SC health board joins groups asking to end school mask ban
COLUMBIA, S.C. (AP) — South Carolina’s health agency became the latest group Friday to ask lawmakers to make it clear that school districts can require students to wear masks without losing state budget money or any other penalties.
The General Assembly put the mask ban item into the budget in early June when South Carolina was seeing an average of 150 COVID-19 cases a day. Ten weeks later, the state is seeing about 3,520 new cases each day.
And that dire new case average comes before about 700,000 public school students completed their first week back in classrooms. Of the more than 5,200 new COVID-19 cases reported Friday, more than 500 were in children age 10 and under.
The South Carolina Department of Health and Environmental Control Board voted unanimously Friday to ask the House and Senate to come back in special session to “provide local authority for mask mandates.”
They joined the Republican state education superintendent, House Democrats, teacher groups, an association of school board members, a group of two Democratic and two Republican state senators, several school boards and other groups that have asked lawmakers to reconsider the mask ban.
So far, House and Senate leaders have not responded. House Speaker Jay Lucas’ office Friday said it had no comment. Senate President Harvey Peeler’s office didn’t respond to a message from The Associated Press, but Peeler told The Post and Courier on Tuesday there wasn’t enough support to lift the ban, especially if it had to overcome a governor’s veto.
Gov. Henry McMaster has repeated throughout the summer he is against requiring masks in schools, saying parents should decide individually.
“Parents know what impact wearing a mask in school has on those children better than anyone else,” McMaster said in a clip sent out by his office on Twitter about five hours after the DHEC meeting.
The governor also said in the clip that “bureaucrats in Washington” are making a drastic error with mask mandates.
McMaster continues to urge people to get vaccinated and DHEC Director Dr. Edward Simmer repeated at Friday’s meeting that is the best defense against COVID-19.
But children under 12 can’t get the shots, which covers most students in sixth grade or below. And only about 20% of the remaining public school students are fully vaccinated, Simmer said.
“Strictly from a public health standpoint the best way to protect our children is to require the use of masks by everyone in a school,” Simmer said.
Simmer brought out two of the most public faces his agency has had during the pandemic — State Epidemiologist Dr. Linda Bell and Public Health Director Dr. Brannon Traxler — for a presentation before the DHEC board’s unanimous vote.
Bell showed studies that masks prevented COVID-19 outbreaks in schools last year and models that predict with the delta variant that more easily infects children some 90% of students could be infected without masks in the current environment.

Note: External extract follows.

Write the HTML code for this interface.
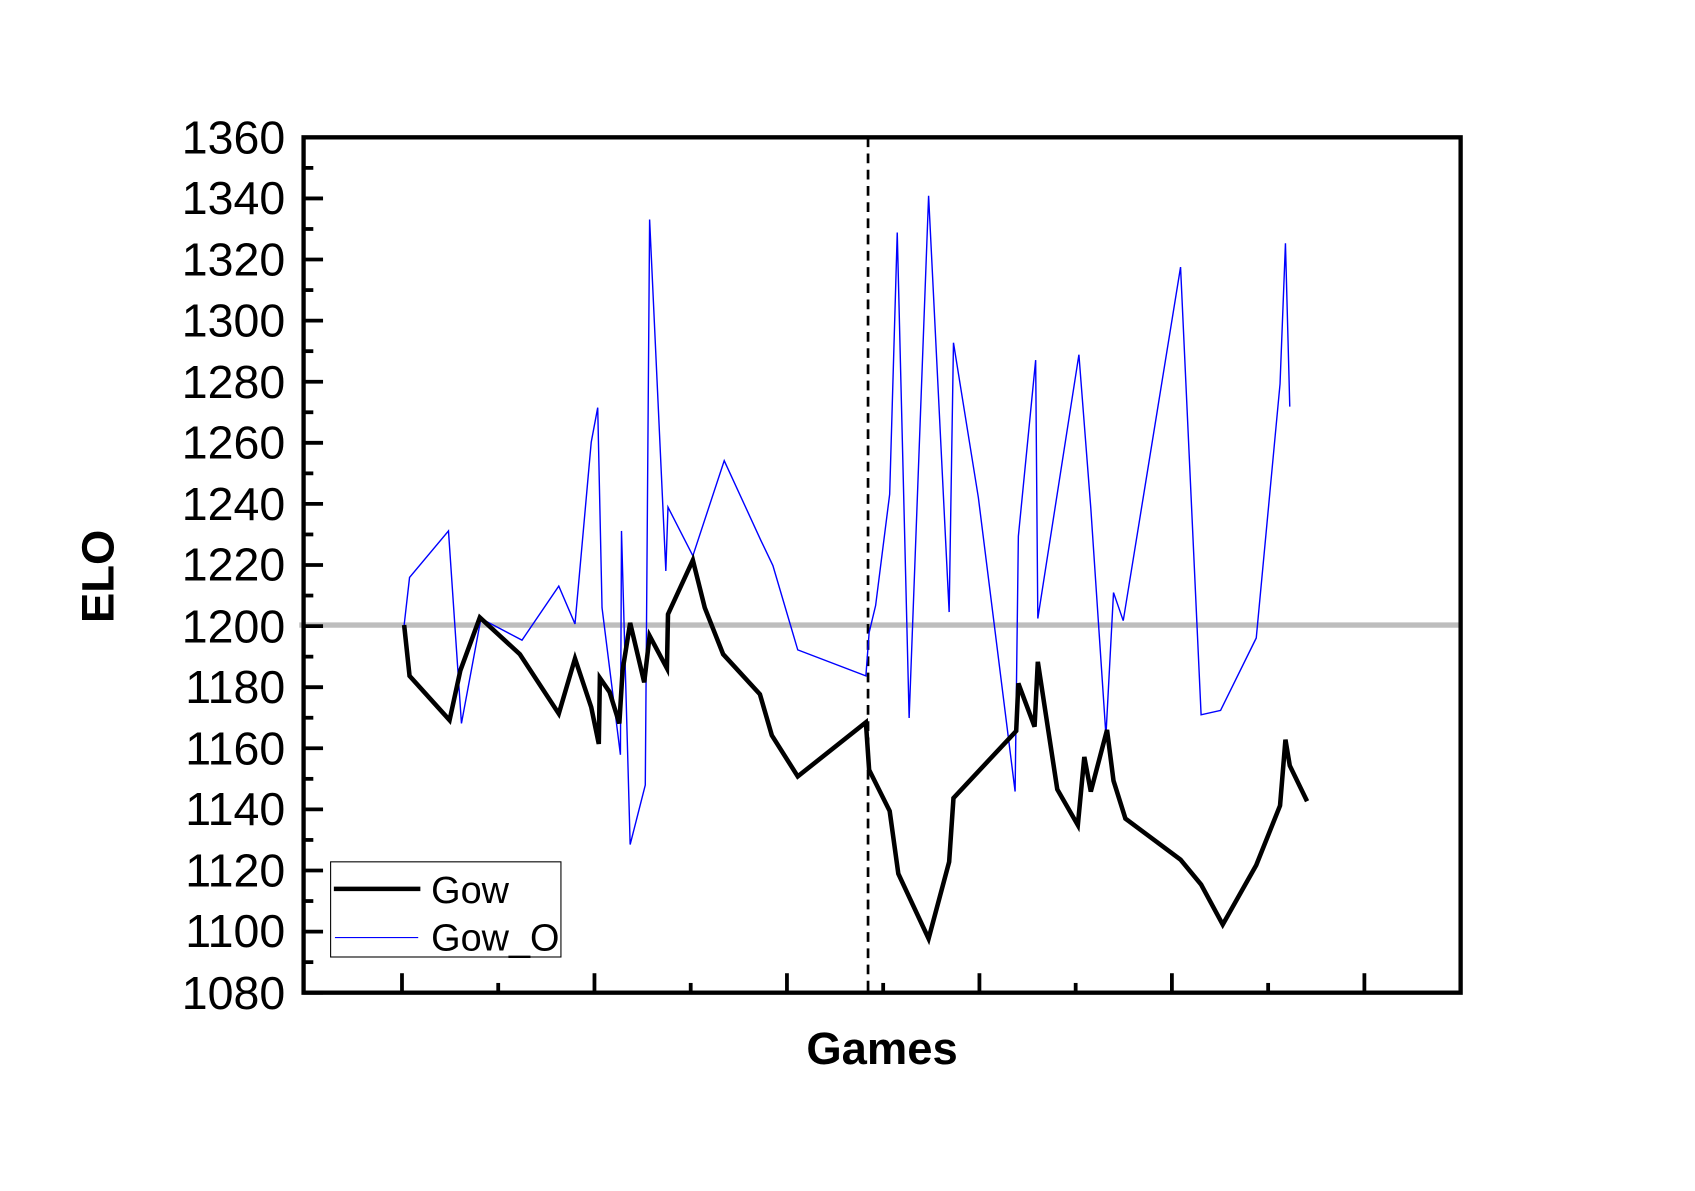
<!DOCTYPE html>
<html><head><meta charset="utf-8"><style>html,body{margin:0;padding:0;background:#fff}svg{display:block}</style></head>
<body>
<svg width="1695" height="1191" viewBox="0 0 1566 1101.4" xmlns="http://www.w3.org/2000/svg" font-family="Liberation Sans, Arial, sans-serif">
<rect x="0" y="0" width="1566" height="1102" fill="#fff"/>
<line x1="276" y1="578" x2="1350" y2="578" stroke="#bdbdbd" stroke-width="5"/>
<line x1="802" y1="127" x2="802" y2="918" stroke="#000" stroke-width="2.5" stroke-dasharray="9,6"/>
<polyline fill="none" stroke="#0000ff" stroke-width="1.3" stroke-linejoin="miter" points="373,578 378,534 414,491 426,669 444,572 482,592 516,542 531,577 546,409 552,377 556,562 573,698 574,491 582,781 596,726 600,203 615,528 617,469 640,514 669,426 703,500 714,523 737,601 800,625 803,585 809,560 822,457 829,215 840,664 858,181 877,566 881,317 904,460 938,732 941,496 957,333 959,572 997,328 1008,470 1022,680 1029,548 1038,574 1091,247 1110,661 1128,657 1161,590 1183,355 1188,225 1192,376"/>
<polyline fill="none" stroke="#000" stroke-width="4.2" stroke-linejoin="miter" points="373,578 378,625 415,666 425,620 443,571 480,605 516,660 531,609 546,654 553,688 554,627 563,640 572,669 575,620 582,576 595,631 600,588 616,618 617,568 640,518 651,562 668,605 702,642 713,680 737,718 800,668 803,712 822,750 830,808 858,868 877,797 881,738 939,676 941,632 956,672 959,612 977,730 996,763 1002,700 1008,732 1023,675 1029,722 1040,757 1091,795 1110,818 1130,855 1161,800 1183,745 1188,684 1192,708 1208,741"/>
<rect x="280" y="127" width="1070" height="791" fill="none" stroke="#000" stroke-width="4"/>
<g stroke="#000" stroke-width="3.5">
<line x1="280" y1="918" x2="298" y2="918"/><line x1="280" y1="889.75" x2="289" y2="889.75"/>
<line x1="280" y1="861.5" x2="298" y2="861.5"/><line x1="280" y1="833.25" x2="289" y2="833.25"/>
<line x1="280" y1="805" x2="298" y2="805"/><line x1="280" y1="776.75" x2="289" y2="776.75"/>
<line x1="280" y1="748.5" x2="298" y2="748.5"/><line x1="280" y1="720.25" x2="289" y2="720.25"/>
<line x1="280" y1="692" x2="298" y2="692"/><line x1="280" y1="663.75" x2="289" y2="663.75"/>
<line x1="280" y1="635.5" x2="298" y2="635.5"/><line x1="280" y1="607.25" x2="289" y2="607.25"/>
<line x1="280" y1="579" x2="298" y2="579"/><line x1="280" y1="550.75" x2="289" y2="550.75"/>
<line x1="280" y1="522.5" x2="298" y2="522.5"/><line x1="280" y1="494.25" x2="289" y2="494.25"/>
<line x1="280" y1="466" x2="298" y2="466"/><line x1="280" y1="437.75" x2="289" y2="437.75"/>
<line x1="280" y1="409.5" x2="298" y2="409.5"/><line x1="280" y1="381.25" x2="289" y2="381.25"/>
<line x1="280" y1="353" x2="298" y2="353"/><line x1="280" y1="324.75" x2="289" y2="324.75"/>
<line x1="280" y1="296.5" x2="298" y2="296.5"/><line x1="280" y1="268.25" x2="289" y2="268.25"/>
<line x1="280" y1="240" x2="298" y2="240"/><line x1="280" y1="211.75" x2="289" y2="211.75"/>
<line x1="280" y1="183.5" x2="298" y2="183.5"/><line x1="280" y1="155.25" x2="289" y2="155.25"/>
<line x1="371" y1="918" x2="371" y2="900"/><line x1="460" y1="918" x2="460" y2="909"/>
<line x1="549" y1="918" x2="549" y2="900"/><line x1="638" y1="918" x2="638" y2="909"/>
<line x1="727" y1="918" x2="727" y2="900"/><line x1="816" y1="918" x2="816" y2="909"/>
<line x1="905" y1="918" x2="905" y2="900"/><line x1="994" y1="918" x2="994" y2="909"/>
<line x1="1083" y1="918" x2="1083" y2="900"/><line x1="1172" y1="918" x2="1172" y2="909"/>
<line x1="1261" y1="918" x2="1261" y2="900"/>
</g>
<g font-size="43" text-anchor="end" fill="#000">
<text x="263" y="933">1080</text><text x="263" y="876">1100</text><text x="263" y="820">1120</text>
<text x="263" y="763">1140</text><text x="263" y="707">1160</text><text x="263" y="650">1180</text>
<text x="263" y="594">1200</text><text x="263" y="537">1220</text><text x="263" y="481">1240</text>
<text x="263" y="424">1260</text><text x="263" y="368">1280</text><text x="263" y="311">1300</text>
<text x="263" y="255">1320</text><text x="263" y="198">1340</text><text x="263" y="142">1360</text>
</g>
<text x="815" y="984" font-size="42" font-weight="bold" text-anchor="middle">Games</text>
<text transform="translate(104,533) rotate(-90)" font-size="42" font-weight="bold" text-anchor="middle">ELO</text>
<rect x="305" y="797" width="213" height="88" fill="#fff" stroke="#000" stroke-width="1"/>
<line x1="308" y1="822" x2="388" y2="822" stroke="#000" stroke-width="4.2"/>
<line x1="309" y1="867" x2="386" y2="867" stroke="#0000ff" stroke-width="1"/>
<text x="398" y="835" font-size="35">Gow</text>
<text x="398" y="879" font-size="35">Gow_O</text>
</svg>
</body></html>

Traxler shared research that masks don’t reduce the amount of oxygen children breathe in and students can continue to gather information without seeing the mouths of their teachers.
“Children can see gestures in eyes regardless of mouths and those show emotions — as well as hear words and tone of voice,” Traxler said.
The mask ban is now being tied up in court. State Attorney General Alan Wilson sued Columbia on behalf of the Legislature after the city declared a COVID-19 emergency and required masks in school.
Lawyers for Richland School District 2 on Friday asked the state Supreme Court to temporarily stop any enforcement of the mask ban while the justices decide the Columbia lawsuit.
Some Republican leaders are suggesting that school officials ask or even urge parents to send their children in masks.
But Simmer said Friday research shows that requiring works a lot better than asking.
“Masks are also an effective way to reduce the risk of COVID to schools, but effectiveness is tied to compliance,” Simmer said.
Some lawmakers have said the vaguely written mask ban can be circumvented if schools use federal or local money to enforce mask requirements. But that uncertainty worries districts that would appreciate definitive answers.